**Information provided**:
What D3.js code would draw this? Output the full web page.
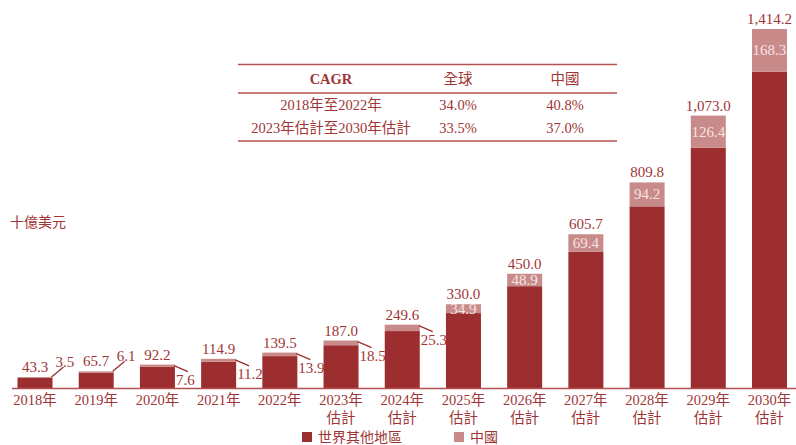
<!DOCTYPE html>
<html>
<head>
<meta charset="utf-8">
<script src="https://cdn.jsdelivr.net/npm/d3@7"></script>
<style>
  body { margin: 0; background: #fff; }
  text { font-family: "Liberation Serif", "Noto Sans CJK TC", serif; }
</style>
</head>
<body>
<script>
// chart data
const years = ["2018年", "2019年", "2020年", "2021年", "2022年", "2023年估計", "2024年估計",
  "2025年估計", "2026年估計", "2027年估計", "2028年估計", "2029年估計", "2030年估計"];
const globalTotal = [43.3, 65.7, 92.2, 114.9, 139.5, 187.0, 249.6, 330.0, 450.0, 605.7, 809.8, 1073.0, 1414.2];
const china = [3.5, 6.1, 7.6, 11.2, 13.9, 18.5, 25.3, 34.9, 48.9, 69.4, 94.2, 126.4, 168.3];
// where china label goes: "up", "down" (outside with leader line), "in" (inside segment)
const chinaLabelPos = ["up", "up", "down", "down", "down", "down", "down", "in", "in", "in", "in", "in", "in"];

const tableHeader = ["CAGR", "全球", "中國"];
const tableRows = [
  ["2018年至2022年", "34.0%", "40.8%"],
  ["2023年估計至2030年估計", "33.5%", "37.0%"]
];
const legendNames = ["世界其他地區", "中國"];

const width = 796, height = 445;
const baseY = 388;
const darkRed = "#9c2e2f", lightRed = "#c98a8a", textRed = "#a03536";

let svg = d3.select("body").append("svg")
  .attr("width", width)
  .attr("height", height);

const x = d3.scaleBand()
  .domain(years)
  .range([4.4, 800.1])
  .paddingInner(0.428)
  .paddingOuter(0.214);

const y = d3.scaleLinear()
  .domain([0, 1414.2])
  .range([baseY, 29]);

const data = years.map((yr, i) => ({
  year: yr, total: globalTotal[i], china: china[i], rest: globalTotal[i] - china[i], pos: chinaLabelPos[i]
}));

// rest of world bars
svg.selectAll("rect.rest")
  .data(data)
  .enter()
  .append("rect")
  .attr("class", "rest")
  .attr("x", d => x(d.year))
  .attr("y", d => y(d.rest))
  .attr("width", x.bandwidth())
  .attr("height", d => baseY - y(d.rest))
  .attr("fill", darkRed);

// china bars on top
svg.selectAll("rect.china")
  .data(data)
  .enter()
  .append("rect")
  .attr("class", "china")
  .attr("x", d => x(d.year))
  .attr("y", d => y(d.total))
  .attr("width", x.bandwidth())
  .attr("height", d => y(d.rest) - y(d.total))
  .attr("fill", lightRed);

// baseline
svg.append("line")
  .attr("x1", 12).attr("x2", width)
  .attr("y1", baseY + 0.5).attr("y2", baseY + 0.5)
  .attr("stroke", "#b5514f")
  .attr("stroke-width", 1.3);

// total labels
svg.selectAll("text.total")
  .data(data)
  .enter()
  .append("text")
  .attr("class", "total")
  .attr("x", d => x(d.year) + x.bandwidth() / 2)
  .attr("y", d => y(d.total) - 5)
  .attr("text-anchor", "middle")
  .attr("font-size", 15)
  .attr("fill", textRed)
  .text(d => d3.format(",.1f")(d.total));

// china labels inside segment
svg.selectAll("text.chinaIn")
  .data(data.filter(d => d.pos === "in"))
  .enter()
  .append("text")
  .attr("class", "chinaIn")
  .attr("x", d => x(d.year) + x.bandwidth() / 2)
  .attr("y", d => (y(d.total) + y(d.rest)) / 2 + 5)
  .attr("text-anchor", "middle")
  .attr("font-size", 15)
  .attr("fill", "#f6e4e4")
  .text(d => d.china.toFixed(1));

// china labels outside with leader lines
const outside = data.filter(d => d.pos !== "in");
svg.selectAll("line.leader")
  .data(outside)
  .enter()
  .append("line")
  .attr("class", "leader")
  .attr("x1", d => x(d.year) + x.bandwidth() - 1)
  .attr("y1", d => y(d.total) + (d.pos === "up" ? 0 : 1))
  .attr("x2", d => x(d.year) + x.bandwidth() + (d.pos === "up" ? 11 : 13))
  .attr("y2", d => y(d.total) + (d.pos === "up" ? -10 : 7))
  .attr("stroke", darkRed)
  .attr("stroke-width", 1.3);

svg.selectAll("text.chinaOut")
  .data(outside)
  .enter()
  .append("text")
  .attr("class", "chinaOut")
  .attr("x", d => x(d.year) + x.bandwidth() + (d.pos === "up" ? 3 : 1))
  .attr("y", d => y(d.total) + (d.pos === "up" ? -10 : 20))
  .attr("font-size", 15)
  .attr("fill", textRed)
  .text(d => d.china.toFixed(1));

// x axis labels (two lines)
const xl = svg.selectAll("text.xlab")
  .data(years)
  .enter()
  .append("text")
  .attr("class", "xlab")
  .attr("x", d => x(d) + x.bandwidth() / 2)
  .attr("y", 405)
  .attr("text-anchor", "middle")
  .attr("font-size", 14.5)
  .attr("fill", textRed);
xl.append("tspan")
  .attr("x", d => x(d) + x.bandwidth() / 2)
  .text(d => d.slice(0, 5));
xl.filter(d => d.length > 5).append("tspan")
  .attr("x", d => x(d) + x.bandwidth() / 2)
  .attr("dy", 18)
  .text(d => d.slice(5));

// unit label
svg.append("text")
  .attr("x", 10)
  .attr("y", 227)
  .attr("font-size", 14)
  .attr("fill", textRed)
  .text("十億美元");

// CAGR table
const colX = [331, 458, 565];
const tLeft = 238, tRight = 617;
[64.5, 93, 141].forEach(ly => {
  svg.append("line")
    .attr("x1", tLeft).attr("x2", tRight)
    .attr("y1", ly).attr("y2", ly)
    .attr("stroke", "#b5514f")
    .attr("stroke-width", 1.5);
});
tableHeader.forEach((h, i) => {
  svg.append("text")
    .attr("x", colX[i])
    .attr("y", 84)
    .attr("text-anchor", "middle")
    .attr("font-size", 14.5)
    .attr("font-weight", i === 0 ? "bold" : "normal")
    .attr("fill", textRed)
    .text(h);
});
tableRows.forEach((row, r) => {
  row.forEach((cell, i) => {
    svg.append("text")
      .attr("x", colX[i])
      .attr("y", 110 + r * 23)
      .attr("text-anchor", "middle")
      .attr("font-size", 14.5)
      .attr("fill", textRed)
      .text(cell);
  });
});

// legend
const legendX = [302, 454];
const legendColors = [darkRed, lightRed];
legendNames.forEach((name, i) => {
  svg.append("rect")
    .attr("x", legendX[i])
    .attr("y", 432)
    .attr("width", 10)
    .attr("height", 10)
    .attr("fill", legendColors[i]);
  svg.append("text")
    .attr("x", legendX[i] + 16)
    .attr("y", 442)
    .attr("font-size", 14)
    .attr("fill", textRed)
    .text(name);
});
</script>
</body>
</html>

**Work to do**: Transcribe the listing in full and omit the pictures.

**Problem solution**:
What D3.js code would draw this? Output the full web page.
<!DOCTYPE html>
<html>
<head>
<meta charset="utf-8">
<script src="https://cdn.jsdelivr.net/npm/d3@7"></script>
<style>
  body { margin: 0; background: #fff; }
  text { font-family: "Liberation Serif", "Noto Sans CJK TC", serif; }
</style>
</head>
<body>
<script>
// chart data
const years = ["2018年", "2019年", "2020年", "2021年", "2022年", "2023年估計", "2024年估計",
  "2025年估計", "2026年估計", "2027年估計", "2028年估計", "2029年估計", "2030年估計"];
const globalTotal = [43.3, 65.7, 92.2, 114.9, 139.5, 187.0, 249.6, 330.0, 450.0, 605.7, 809.8, 1073.0, 1414.2];
const china = [3.5, 6.1, 7.6, 11.2, 13.9, 18.5, 25.3, 34.9, 48.9, 69.4, 94.2, 126.4, 168.3];
// where china label goes: "up", "down" (outside with leader line), "in" (inside segment)
const chinaLabelPos = ["up", "up", "down", "down", "down", "down", "down", "in", "in", "in", "in", "in", "in"];

const tableHeader = ["CAGR", "全球", "中國"];
const tableRows = [
  ["2018年至2022年", "34.0%", "40.8%"],
  ["2023年估計至2030年估計", "33.5%", "37.0%"]
];
const legendNames = ["世界其他地區", "中國"];

const width = 796, height = 445;
const baseY = 388;
const darkRed = "#9c2e2f", lightRed = "#c98a8a", textRed = "#a03536";

let svg = d3.select("body").append("svg")
  .attr("width", width)
  .attr("height", height);

const x = d3.scaleBand()
  .domain(years)
  .range([4.4, 800.1])
  .paddingInner(0.428)
  .paddingOuter(0.214);

const y = d3.scaleLinear()
  .domain([0, 1414.2])
  .range([baseY, 29]);

const data = years.map((yr, i) => ({
  year: yr, total: globalTotal[i], china: china[i], rest: globalTotal[i] - china[i], pos: chinaLabelPos[i]
}));

// rest of world bars
svg.selectAll("rect.rest")
  .data(data)
  .enter()
  .append("rect")
  .attr("class", "rest")
  .attr("x", d => x(d.year))
  .attr("y", d => y(d.rest))
  .attr("width", x.bandwidth())
  .attr("height", d => baseY - y(d.rest))
  .attr("fill", darkRed);

// china bars on top
svg.selectAll("rect.china")
  .data(data)
  .enter()
  .append("rect")
  .attr("class", "china")
  .attr("x", d => x(d.year))
  .attr("y", d => y(d.total))
  .attr("width", x.bandwidth())
  .attr("height", d => y(d.rest) - y(d.total))
  .attr("fill", lightRed);

// baseline
svg.append("line")
  .attr("x1", 12).attr("x2", width)
  .attr("y1", baseY + 0.5).attr("y2", baseY + 0.5)
  .attr("stroke", "#b5514f")
  .attr("stroke-width", 1.3);

// total labels
svg.selectAll("text.total")
  .data(data)
  .enter()
  .append("text")
  .attr("class", "total")
  .attr("x", d => x(d.year) + x.bandwidth() / 2)
  .attr("y", d => y(d.total) - 5)
  .attr("text-anchor", "middle")
  .attr("font-size", 15)
  .attr("fill", textRed)
  .text(d => d3.format(",.1f")(d.total));

// china labels inside segment
svg.selectAll("text.chinaIn")
  .data(data.filter(d => d.pos === "in"))
  .enter()
  .append("text")
  .attr("class", "chinaIn")
  .attr("x", d => x(d.year) + x.bandwidth() / 2)
  .attr("y", d => (y(d.total) + y(d.rest)) / 2 + 5)
  .attr("text-anchor", "middle")
  .attr("font-size", 15)
  .attr("fill", "#f6e4e4")
  .text(d => d.china.toFixed(1));

// china labels outside with leader lines
const outside = data.filter(d => d.pos !== "in");
svg.selectAll("line.leader")
  .data(outside)
  .enter()
  .append("line")
  .attr("class", "leader")
  .attr("x1", d => x(d.year) + x.bandwidth() - 1)
  .attr("y1", d => y(d.total) + (d.pos === "up" ? 0 : 1))
  .attr("x2", d => x(d.year) + x.bandwidth() + (d.pos === "up" ? 11 : 13))
  .attr("y2", d => y(d.total) + (d.pos === "up" ? -10 : 7))
  .attr("stroke", darkRed)
  .attr("stroke-width", 1.3);

svg.selectAll("text.chinaOut")
  .data(outside)
  .enter()
  .append("text")
  .attr("class", "chinaOut")
  .attr("x", d => x(d.year) + x.bandwidth() + (d.pos === "up" ? 3 : 1))
  .attr("y", d => y(d.total) + (d.pos === "up" ? -10 : 20))
  .attr("font-size", 15)
  .attr("fill", textRed)
  .text(d => d.china.toFixed(1));

// x axis labels (two lines)
const xl = svg.selectAll("text.xlab")
  .data(years)
  .enter()
  .append("text")
  .attr("class", "xlab")
  .attr("x", d => x(d) + x.bandwidth() / 2)
  .attr("y", 405)
  .attr("text-anchor", "middle")
  .attr("font-size", 14.5)
  .attr("fill", textRed);
xl.append("tspan")
  .attr("x", d => x(d) + x.bandwidth() / 2)
  .text(d => d.slice(0, 5));
xl.filter(d => d.length > 5).append("tspan")
  .attr("x", d => x(d) + x.bandwidth() / 2)
  .attr("dy", 18)
  .text(d => d.slice(5));

// unit label
svg.append("text")
  .attr("x", 10)
  .attr("y", 227)
  .attr("font-size", 14)
  .attr("fill", textRed)
  .text("十億美元");

// CAGR table
const colX = [331, 458, 565];
const tLeft = 238, tRight = 617;
[64.5, 93, 141].forEach(ly => {
  svg.append("line")
    .attr("x1", tLeft).attr("x2", tRight)
    .attr("y1", ly).attr("y2", ly)
    .attr("stroke", "#b5514f")
    .attr("stroke-width", 1.5);
});
tableHeader.forEach((h, i) => {
  svg.append("text")
    .attr("x", colX[i])
    .attr("y", 84)
    .attr("text-anchor", "middle")
    .attr("font-size", 14.5)
    .attr("font-weight", i === 0 ? "bold" : "normal")
    .attr("fill", textRed)
    .text(h);
});
tableRows.forEach((row, r) => {
  row.forEach((cell, i) => {
    svg.append("text")
      .attr("x", colX[i])
      .attr("y", 110 + r * 23)
      .attr("text-anchor", "middle")
      .attr("font-size", 14.5)
      .attr("fill", textRed)
      .text(cell);
  });
});

// legend
const legendX = [302, 454];
const legendColors = [darkRed, lightRed];
legendNames.forEach((name, i) => {
  svg.append("rect")
    .attr("x", legendX[i])
    .attr("y", 432)
    .attr("width", 10)
    .attr("height", 10)
    .attr("fill", legendColors[i]);
  svg.append("text")
    .attr("x", legendX[i] + 16)
    .attr("y", 442)
    .attr("font-size", 14)
    .attr("fill", textRed)
    .text(name);
});
</script>
</body>
</html>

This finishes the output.